### What the task requires
Print the listing as it stands, omitting all images.

====== Stored data ======

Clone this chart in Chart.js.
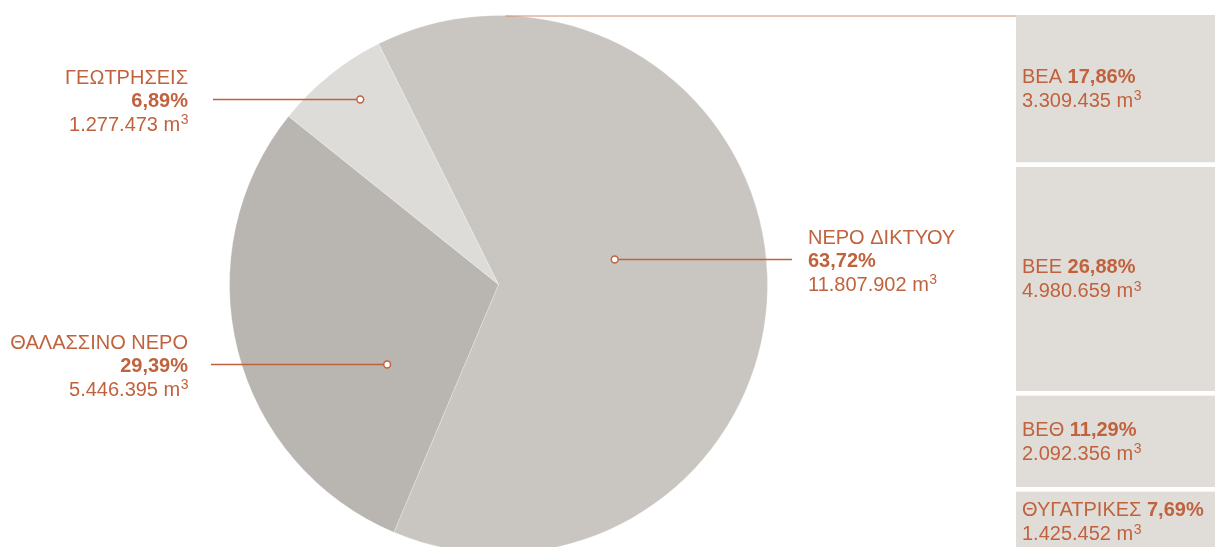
<!DOCTYPE html>
<html>
<head>
<meta charset="utf-8">
<script src="https://cdn.jsdelivr.net/npm/chart.js@4.4.0/dist/chart.umd.min.js"></script>
<style>
  html, body { margin: 0; padding: 0; background: #fff; overflow: hidden; }
  body { width: 1215px; height: 547px; position: relative; }
  #pieChart { position: absolute; left: 0; top: 0; }
  #unitChart { position: absolute; left: 1016px; top: 15px; }
</style>
</head>
<body>
<canvas id="pieChart" width="1016" height="560"></canvas>
<canvas id="unitChart" width="199" height="542"></canvas>
<script>
// water sources (pie)
const sourceLabels = ['ΝΕΡΟ ΔΙΚΤΥΟΥ', 'ΘΑΛΑΣΣΙΝΟ ΝΕΡΟ', 'ΓΕΩΤΡΗΣΕΙΣ'];
const sourcePercents = [63.72, 29.39, 6.89];
const sourceVolumes = [11807902, 5446395, 1277473];
const sourceColors = ['#c9c6c1', '#b9b6b1', '#dddcd8'];

// breakdown of network water by plant (top to bottom)
const unitLabels = ['ΒΕΑ', 'ΒΕΕ', 'ΒΕΘ', 'ΘΥΓΑΤΡΙΚΕΣ'];
const unitPercents = [17.86, 26.88, 11.29, 7.69];
const unitVolumes = [3309435, 4980659, 2092356, 1425452];

const accent = '#c0623d';
const fontFamily = '"Liberation Sans", Arial, Helvetica, sans-serif';
Chart.defaults.font.family = fontFamily;

function fmtPct(v) {
  return v.toFixed(2).replace('.', ',') + '%';
}
function fmtVol(v) {
  return String(v).replace(/\B(?=(\d{3})+(?!\d))/g, '.');
}

// draws "1.234.567 m³" with a raised 3, aligned left or right at x
function drawVolume(ctx, text, x, y, align) {
  ctx.font = '20px ' + fontFamily;
  const main = text + ' m';
  const w1 = ctx.measureText(main).width;
  ctx.font = '14px ' + fontFamily;
  const w2 = ctx.measureText('3').width;
  const start = align === 'right' ? x - w1 - w2 : x;
  ctx.textAlign = 'left';
  ctx.font = '20px ' + fontFamily;
  ctx.fillText(main, start, y);
  ctx.font = '14px ' + fontFamily;
  ctx.fillText('3', start + w1 + 0.5, y - 6.5);
}

// label placement around the pie (dot offset in radius units, text anchor)
const labelLayout = [
  { fx: 0.432, fy: -0.095, lineEnd: 792, textX: 808, align: 'left' },
  { fx: -0.414, fy: 0.295, lineEnd: 211, textX: 188, align: 'right' },
  { fx: -0.514, fy: -0.688, lineEnd: 213, textX: 188, align: 'right' }
];

const pieLabels = {
  id: 'pieLabels',
  afterDatasetsDraw(chart) {
    const ctx = chart.ctx;
    const arc = chart.getDatasetMeta(0).data[0];
    const cx = arc.x, cy = arc.y, r = arc.outerRadius;
    ctx.save();

    // thin connector from the top of the pie to the breakdown column
    ctx.strokeStyle = '#cf8a6e';
    ctx.lineWidth = 1;
    ctx.beginPath();
    ctx.moveTo(cx + 7, cy - r + 0.5);
    ctx.lineTo(chart.width, cy - r + 0.5);
    ctx.stroke();

    sourceLabels.forEach((name, i) => {
      const L = labelLayout[i];
      const dx = cx + L.fx * r;
      const dy = Math.round(cy + L.fy * r) + 0.5;
      ctx.strokeStyle = accent;
      ctx.lineWidth = 1.3;
      ctx.beginPath();
      if (L.align === 'left') {
        ctx.moveTo(dx + 3.5, dy);
      } else {
        ctx.moveTo(dx - 3.5, dy);
      }
      ctx.lineTo(L.lineEnd, dy);
      ctx.stroke();
      ctx.beginPath();
      ctx.arc(dx, dy, 3.4, 0, Math.PI * 2);
      ctx.fillStyle = '#fff';
      ctx.fill();
      ctx.lineWidth = 1.5;
      ctx.stroke();

      ctx.fillStyle = accent;
      ctx.textBaseline = 'alphabetic';
      ctx.textAlign = L.align;
      ctx.font = '20px ' + fontFamily;
      ctx.fillText(name, L.textX, dy + 7.5 - 23.5);
      ctx.font = 'bold 20px ' + fontFamily;
      ctx.fillText(fmtPct(sourcePercents[i]), L.textX, dy + 7.5);
      drawVolume(ctx, fmtVol(sourceVolumes[i]), L.textX, dy + 7.5 + 23.5, L.align);
    });
    ctx.restore();
  }
};

new Chart(document.getElementById('pieChart'), {
  type: 'pie',
  data: {
    labels: sourceLabels,
    datasets: [{
      data: sourcePercents,
      backgroundColor: sourceColors,
      borderColor: 'rgba(255,255,255,0.25)',
      borderWidth: 1,
      hoverOffset: 0,
      offset: 0
    }]
  },
  options: {
    responsive: false,
    animation: false,
    rotation: -26.5,
    layout: { padding: { left: 229, top: 15, right: 248, bottom: 6 } },
    plugins: { legend: { display: false }, tooltip: { enabled: false } },
    events: []
  },
  plugins: [pieLabels]
});

// stacked column: bottom dataset first, so reverse the top-to-bottom order
const unitOrder = unitLabels.map((_, i) => i).reverse();
const unitTotal = unitPercents.reduce((a, b) => a + b, 0);

const unitText = {
  id: 'unitText',
  afterDatasetsDraw(chart) {
    const ctx = chart.ctx;
    ctx.save();
    chart.data.datasets.forEach((ds, di) => {
      const bar = chart.getDatasetMeta(di).data[0];
      const i = ds.unitIndex;
      const top = Math.min(bar.y, bar.base);
      const bottom = Math.max(bar.y, bar.base) - 5;
      const c = (top + bottom) / 2;
      ctx.fillStyle = accent;
      ctx.textAlign = 'left';
      ctx.textBaseline = 'alphabetic';
      ctx.font = '20px ' + fontFamily;
      const name = unitLabels[i] + ' ';
      ctx.fillText(name, 6, c - 5.5);
      const w = ctx.measureText(name).width;
      ctx.font = 'bold 20px ' + fontFamily;
      ctx.fillText(fmtPct(unitPercents[i]), 6 + w, c - 5.5);
      drawVolume(ctx, fmtVol(unitVolumes[i]), 6, c + 18.5, 'left');
    });
    ctx.restore();
  }
};

new Chart(document.getElementById('unitChart'), {
  type: 'bar',
  data: {
    labels: ['ΝΕΡΟ ΔΙΚΤΥΟΥ'],
    datasets: unitOrder.map(i => ({
      label: unitLabels[i],
      unitIndex: i,
      data: [unitPercents[i]],
      backgroundColor: '#e0ddd9',
      borderColor: '#ffffff',
      borderWidth: { top: 0, left: 0, right: 0, bottom: 5 },
      borderSkipped: false,
      barPercentage: 1,
      categoryPercentage: 1
    }))
  },
  options: {
    responsive: false,
    animation: false,
    layout: { padding: 0 },
    scales: {
      x: { display: false, stacked: true },
      y: { display: false, stacked: true, min: 0, max: unitTotal }
    },
    plugins: { legend: { display: false }, tooltip: { enabled: false } },
    events: []
  },
  plugins: [unitText]
});
</script>
</body>
</html>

======

### Completed exercise
Clone this chart in Chart.js.
<!DOCTYPE html>
<html>
<head>
<meta charset="utf-8">
<script src="https://cdn.jsdelivr.net/npm/chart.js@4.4.0/dist/chart.umd.min.js"></script>
<style>
  html, body { margin: 0; padding: 0; background: #fff; overflow: hidden; }
  body { width: 1215px; height: 547px; position: relative; }
  #pieChart { position: absolute; left: 0; top: 0; }
  #unitChart { position: absolute; left: 1016px; top: 15px; }
</style>
</head>
<body>
<canvas id="pieChart" width="1016" height="560"></canvas>
<canvas id="unitChart" width="199" height="542"></canvas>
<script>
// water sources (pie)
const sourceLabels = ['ΝΕΡΟ ΔΙΚΤΥΟΥ', 'ΘΑΛΑΣΣΙΝΟ ΝΕΡΟ', 'ΓΕΩΤΡΗΣΕΙΣ'];
const sourcePercents = [63.72, 29.39, 6.89];
const sourceVolumes = [11807902, 5446395, 1277473];
const sourceColors = ['#c9c6c1', '#b9b6b1', '#dddcd8'];

// breakdown of network water by plant (top to bottom)
const unitLabels = ['ΒΕΑ', 'ΒΕΕ', 'ΒΕΘ', 'ΘΥΓΑΤΡΙΚΕΣ'];
const unitPercents = [17.86, 26.88, 11.29, 7.69];
const unitVolumes = [3309435, 4980659, 2092356, 1425452];

const accent = '#c0623d';
const fontFamily = '"Liberation Sans", Arial, Helvetica, sans-serif';
Chart.defaults.font.family = fontFamily;

function fmtPct(v) {
  return v.toFixed(2).replace('.', ',') + '%';
}
function fmtVol(v) {
  return String(v).replace(/\B(?=(\d{3})+(?!\d))/g, '.');
}

// draws "1.234.567 m³" with a raised 3, aligned left or right at x
function drawVolume(ctx, text, x, y, align) {
  ctx.font = '20px ' + fontFamily;
  const main = text + ' m';
  const w1 = ctx.measureText(main).width;
  ctx.font = '14px ' + fontFamily;
  const w2 = ctx.measureText('3').width;
  const start = align === 'right' ? x - w1 - w2 : x;
  ctx.textAlign = 'left';
  ctx.font = '20px ' + fontFamily;
  ctx.fillText(main, start, y);
  ctx.font = '14px ' + fontFamily;
  ctx.fillText('3', start + w1 + 0.5, y - 6.5);
}

// label placement around the pie (dot offset in radius units, text anchor)
const labelLayout = [
  { fx: 0.432, fy: -0.095, lineEnd: 792, textX: 808, align: 'left' },
  { fx: -0.414, fy: 0.295, lineEnd: 211, textX: 188, align: 'right' },
  { fx: -0.514, fy: -0.688, lineEnd: 213, textX: 188, align: 'right' }
];

const pieLabels = {
  id: 'pieLabels',
  afterDatasetsDraw(chart) {
    const ctx = chart.ctx;
    const arc = chart.getDatasetMeta(0).data[0];
    const cx = arc.x, cy = arc.y, r = arc.outerRadius;
    ctx.save();

    // thin connector from the top of the pie to the breakdown column
    ctx.strokeStyle = '#cf8a6e';
    ctx.lineWidth = 1;
    ctx.beginPath();
    ctx.moveTo(cx + 7, cy - r + 0.5);
    ctx.lineTo(chart.width, cy - r + 0.5);
    ctx.stroke();

    sourceLabels.forEach((name, i) => {
      const L = labelLayout[i];
      const dx = cx + L.fx * r;
      const dy = Math.round(cy + L.fy * r) + 0.5;
      ctx.strokeStyle = accent;
      ctx.lineWidth = 1.3;
      ctx.beginPath();
      if (L.align === 'left') {
        ctx.moveTo(dx + 3.5, dy);
      } else {
        ctx.moveTo(dx - 3.5, dy);
      }
      ctx.lineTo(L.lineEnd, dy);
      ctx.stroke();
      ctx.beginPath();
      ctx.arc(dx, dy, 3.4, 0, Math.PI * 2);
      ctx.fillStyle = '#fff';
      ctx.fill();
      ctx.lineWidth = 1.5;
      ctx.stroke();

      ctx.fillStyle = accent;
      ctx.textBaseline = 'alphabetic';
      ctx.textAlign = L.align;
      ctx.font = '20px ' + fontFamily;
      ctx.fillText(name, L.textX, dy + 7.5 - 23.5);
      ctx.font = 'bold 20px ' + fontFamily;
      ctx.fillText(fmtPct(sourcePercents[i]), L.textX, dy + 7.5);
      drawVolume(ctx, fmtVol(sourceVolumes[i]), L.textX, dy + 7.5 + 23.5, L.align);
    });
    ctx.restore();
  }
};

new Chart(document.getElementById('pieChart'), {
  type: 'pie',
  data: {
    labels: sourceLabels,
    datasets: [{
      data: sourcePercents,
      backgroundColor: sourceColors,
      borderColor: 'rgba(255,255,255,0.25)',
      borderWidth: 1,
      hoverOffset: 0,
      offset: 0
    }]
  },
  options: {
    responsive: false,
    animation: false,
    rotation: -26.5,
    layout: { padding: { left: 229, top: 15, right: 248, bottom: 6 } },
    plugins: { legend: { display: false }, tooltip: { enabled: false } },
    events: []
  },
  plugins: [pieLabels]
});

// stacked column: bottom dataset first, so reverse the top-to-bottom order
const unitOrder = unitLabels.map((_, i) => i).reverse();
const unitTotal = unitPercents.reduce((a, b) => a + b, 0);

const unitText = {
  id: 'unitText',
  afterDatasetsDraw(chart) {
    const ctx = chart.ctx;
    ctx.save();
    chart.data.datasets.forEach((ds, di) => {
      const bar = chart.getDatasetMeta(di).data[0];
      const i = ds.unitIndex;
      const top = Math.min(bar.y, bar.base);
      const bottom = Math.max(bar.y, bar.base) - 5;
      const c = (top + bottom) / 2;
      ctx.fillStyle = accent;
      ctx.textAlign = 'left';
      ctx.textBaseline = 'alphabetic';
      ctx.font = '20px ' + fontFamily;
      const name = unitLabels[i] + ' ';
      ctx.fillText(name, 6, c - 5.5);
      const w = ctx.measureText(name).width;
      ctx.font = 'bold 20px ' + fontFamily;
      ctx.fillText(fmtPct(unitPercents[i]), 6 + w, c - 5.5);
      drawVolume(ctx, fmtVol(unitVolumes[i]), 6, c + 18.5, 'left');
    });
    ctx.restore();
  }
};

new Chart(document.getElementById('unitChart'), {
  type: 'bar',
  data: {
    labels: ['ΝΕΡΟ ΔΙΚΤΥΟΥ'],
    datasets: unitOrder.map(i => ({
      label: unitLabels[i],
      unitIndex: i,
      data: [unitPercents[i]],
      backgroundColor: '#e0ddd9',
      borderColor: '#ffffff',
      borderWidth: { top: 0, left: 0, right: 0, bottom: 5 },
      borderSkipped: false,
      barPercentage: 1,
      categoryPercentage: 1
    }))
  },
  options: {
    responsive: false,
    animation: false,
    layout: { padding: 0 },
    scales: {
      x: { display: false, stacked: true },
      y: { display: false, stacked: true, min: 0, max: unitTotal }
    },
    plugins: { legend: { display: false }, tooltip: { enabled: false } },
    events: []
  },
  plugins: [unitText]
});
</script>
</body>
</html>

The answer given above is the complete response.